Jorge Fonseca de Almeida, Jornal de Negócios

Joacine Katar Moreira insultada, contestada, ameaçada por ser gaga, característica que muitos comentadores consideram como incapacitante para um parlamentar. Joe Biden elogiado por levar a sua gaguez para o Senado.

 

Que têm Joe Biden e Joacine Katar Moreira em comum já que muito os separa. Ele homem, branco, americano, rico, ela mulher, negra, portuguesa, lutando por sobreviver durante parte da sua vida. Ele com uma longa carreira política desde 1970 em que pela primeira vez foi eleito senador dos Estados Unidos. Ela muito mais nova, ativista feminista e antirracista, eleita recentemente para a Assembleia da República. O que os une é a gaguez.

Joacine Katar Moreira insultada, contestada, ameaçada por ser gaga, característica que muitos comentadores consideram como incapacitante para um parlamentar. Joe Biden elogiado por levar a sua gaguez para o Senado, onde soube durante décadas fazer a diferença numa carreira que está prestes a levá-lo à Presidência, depois de ter sido Vice-Presidente, do país mais poderoso do mundo.

Muitos dos que elogiam Biden atacam Joacine, muitos dos que admiram Winston Churchill, também ele gago, não se coíbem de criticar Joacine pelo que no inglês louvam como virtude.
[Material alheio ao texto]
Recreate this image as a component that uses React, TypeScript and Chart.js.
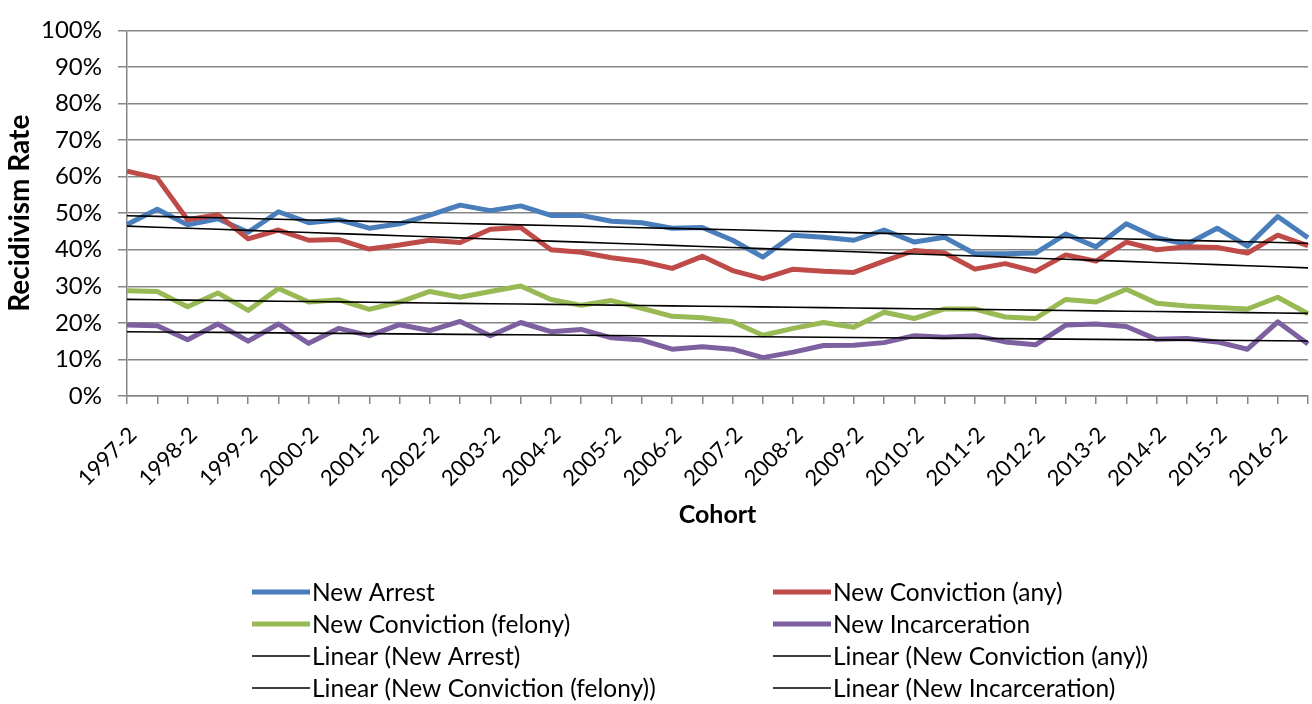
import React, { useEffect, useRef } from "react";
import { Chart, registerables } from "chart.js";

Chart.register(...registerables);

const cohorts = [
  "1997-2", "1998-1", "1998-2", "1999-1", "1999-2", "2000-1", "2000-2", "2001-1",
  "2001-2", "2002-1", "2002-2", "2003-1", "2003-2", "2004-1", "2004-2", "2005-1",
  "2005-2", "2006-1", "2006-2", "2007-1", "2007-2", "2008-1", "2008-2", "2009-1",
  "2009-2", "2010-1", "2010-2", "2011-1", "2011-2", "2012-1", "2012-2", "2013-1",
  "2013-2", "2014-1", "2014-2", "2015-1", "2015-2", "2016-1", "2016-2", "2017-1",
];

const newArrest = [
  46.9, 51.1, 46.8, 48.5, 44.8, 50.4, 47.4, 48.2, 45.9, 47.1,
  49.5, 52.2, 50.7, 52.0, 49.4, 49.4, 47.8, 47.4, 45.9, 46.1,
  42.6, 38.0, 44.0, 43.4, 42.6, 45.4, 42.1, 43.4, 38.9, 38.9,
  39.1, 44.3, 40.8, 47.1, 43.3, 41.5, 45.9, 41.0, 49.1, 43.3,
];

const newConvictionAny = [
  61.5, 59.6, 48.2, 49.6, 43.0, 45.4, 42.6, 42.8, 40.2, 41.3,
  42.6, 42.0, 45.6, 46.1, 40.0, 39.3, 37.8, 36.8, 34.9, 38.2,
  34.3, 32.1, 34.7, 34.1, 33.8, 36.9, 39.8, 39.1, 34.7, 36.2,
  34.1, 38.6, 36.9, 42.1, 40.0, 40.8, 40.6, 39.1, 44.0, 41.1,
];

const newConvictionFelony = [
  28.8, 28.6, 24.4, 28.2, 23.4, 29.4, 25.7, 26.3, 23.7, 25.7,
  28.6, 27.0, 28.6, 30.1, 26.4, 24.8, 26.1, 24.0, 21.8, 21.4,
  20.3, 16.6, 18.5, 20.1, 18.8, 22.9, 21.2, 23.8, 23.8, 21.6,
  21.2, 26.4, 25.7, 29.2, 25.4, 24.6, 24.2, 23.8, 27.0, 22.5,
];

const newIncarceration = [
  19.4, 19.2, 15.4, 19.7, 15.0, 19.7, 14.4, 18.5, 16.5, 19.5,
  17.9, 20.4, 16.5, 20.1, 17.6, 18.2, 15.9, 15.3, 12.8, 13.5,
  12.8, 10.5, 12.0, 13.8, 13.9, 14.6, 16.5, 16.1, 16.5, 14.8,
  14.0, 19.4, 19.7, 19.0, 15.5, 15.7, 14.8, 12.8, 20.3, 14.2,
];

const seriesNames = ["New Arrest", "New Conviction (any)", "New Conviction (felony)", "New Incarceration"];
const seriesColors = ["#4a7ebb", "#be4b48", "#98b954", "#7d60a0"];
const yTicks = [0, 10, 20, 30, 40, 50, 60, 70, 80, 90, 100];

// least-squares linear trendline (as Excel's "Linear" trendline)
function linearFit(values: number[]): number[] {
  const n = values.length;
  let sx = 0, sy = 0, sxx = 0, sxy = 0;
  values.forEach((y, i) => {
    const x = i + 1;
    sx += x; sy += y; sxx += x * x; sxy += x * y;
  });
  const b = (n * sxy - sx * sy) / (n * sxx - sx * sx);
  const a = (sy - b * sx) / n;
  return values.map((_, i) => a + b * (i + 1));
}

const FONT = "Lato, 'Open Sans', sans-serif";

const gridLegend = {
  id: "gridLegend",
  afterDraw(chart: any) {
    const ctx = chart.ctx as CanvasRenderingContext2D;
    const ds = chart.data.datasets;
    ctx.save();
    ctx.font = `24.5px ${FONT}`;
    ctx.textBaseline = "middle";
    ctx.textAlign = "left";
    ds.forEach((d: any, k: number) => {
      const col = k % 2;
      const row = Math.floor(k / 2);
      const x0 = col === 0 ? 252 : 773;
      const y = 592 + row * 32;
      ctx.beginPath();
      ctx.strokeStyle = d.borderColor;
      ctx.lineWidth = d.borderWidth;
      ctx.lineCap = "butt";
      ctx.moveTo(x0, y);
      ctx.lineTo(x0 + 58, y);
      ctx.stroke();
      ctx.fillStyle = "#000";
      ctx.fillText(d.label, x0 + 60, y + 1);
    });
    ctx.restore();
  },
};

export default function App() {
  const ref = useRef<HTMLCanvasElement | null>(null);

  useEffect(() => {
    document.body.style.margin = "0";
    if (!ref.current) return;
    const series = [newArrest, newConvictionAny, newConvictionFelony, newIncarceration];
    const main = series.map((vals, i) => ({
      label: seriesNames[i],
      data: vals,
      borderColor: seriesColors[i],
      backgroundColor: seriesColors[i],
      borderWidth: 5,
      pointRadius: 0,
      tension: 0,
      borderJoinStyle: "round" as const,
      order: 4 - i,
    }));
    const trends = series.map((vals, i) => ({
      label: `Linear (${seriesNames[i]})`,
      data: linearFit(vals),
      borderColor: "#000000",
      backgroundColor: "#000000",
      borderWidth: 1.6,
      pointRadius: 0,
      tension: 0,
      order: 0,
    }));

    const chart = new Chart(ref.current, {
      type: "line",
      data: { labels: cohorts, datasets: [...main, ...trends] },
      plugins: [gridLegend],
      options: {
        animation: false,
        responsive: false,
        maintainAspectRatio: false,
        layout: { padding: { top: 14, right: 4, bottom: 144, left: 0 } },
        plugins: {
          legend: { display: false },
          tooltip: { enabled: false },
          title: { display: false },
        },
        scales: {
          x: {
            type: "category",
            offset: false,
            grid: {
              drawOnChartArea: false,
              drawTicks: true,
              tickLength: 8,
              color: "#868686",
              lineWidth: 1.5,
            },
            border: { color: "#868686", width: 1.5 },
            ticks: {
              autoSkip: false,
              minRotation: 45,
              maxRotation: 45,
              padding: 18,
              labelOffset: 6,
              color: "#000",
              font: { family: FONT, size: 22 },
              callback: (_v: any, i: number) => (i % 2 === 0 ? cohorts[i] : ""),
            },
            title: {
              display: true,
              text: "Cohort",
              color: "#000",
              font: { family: FONT, size: 25, weight: "bold" },
              padding: { top: 0, bottom: 30 },
            },
            afterFit: (scale: any) => {
              scale.height = 164;
              scale.paddingLeft = 0;
              scale.paddingRight = 0;
            },
          },
          y: {
            min: 0,
            max: 100,
            afterBuildTicks: (scale: any) => {
              scale.ticks = yTicks.map((v) => ({ value: v }));
            },
            grid: {
              color: "#868686",
              lineWidth: 1.5,
              drawTicks: true,
              tickLength: 9,
            },
            border: { color: "#868686", width: 1.5 },
            ticks: {
              padding: 16,
              color: "#000",
              font: { family: FONT, size: 24 },
              callback: (v: any) => `${v}%`,
            },
            title: {
              display: true,
              text: "Recidivism Rate",
              color: "#000",
              font: { family: FONT, size: 28, weight: "bold" },
              padding: { top: 3, bottom: 0 },
            },
            afterFit: (scale: any) => {
              scale.width = 127;
            },
          },
        },
      },
    });
    return () => chart.destroy();
  }, []);

  return (
    <div style={{ width: 1312, height: 704, background: "#fff" }}>
      <canvas ref={ref} width={1312} height={704} style={{ display: "block" }} />
    </div>
  );
}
Muitos dos que se inclinam em reverências humilhantes perante o Príncipe Alberto do Mónaco, igualmente gago, levantam a voz contra Joacine. Como perceber esta dupla visão?

Aqueles que são capazes de apreciar o trabalho de Nicole Kidman, Marilym Monroe, ou vão aos concertos de Ed Sheeran, todos irremediavelmente gagos, declaram a gaguez de Joacine como imprópria para quem tenha de falar em público. Como compaginar esta incoerência?

A verdade é que todos esses gagos bons são brancos e Joacine é negra. Eis a grande diferença entre gaguez positiva e a gaguez incapacitante: a cor da pele.

Percebe-se, assim, que o que incomoda estes comentadores, quase todos de direita ou extrema-direita, não é a gaguez, mas sim a afirmação de uma mulher negra que chega ao parlamento pela sua própria luta, com a sua própria voz, com a sua própria agenda feminista e antirracista, pela alternativa política que apresentou aos eleitores e que estes acolheram. O que estes comentadores revelam é o seu racismo e o seu ódio.

Joacine defendeu com brilhantismo, que o testemunhei, perante um júri de ilustres e graves académicos a sua tese de Doutoramento, tarefa, obviamente, muito mais difícil do que debater as suas ideias na Assembleia da República.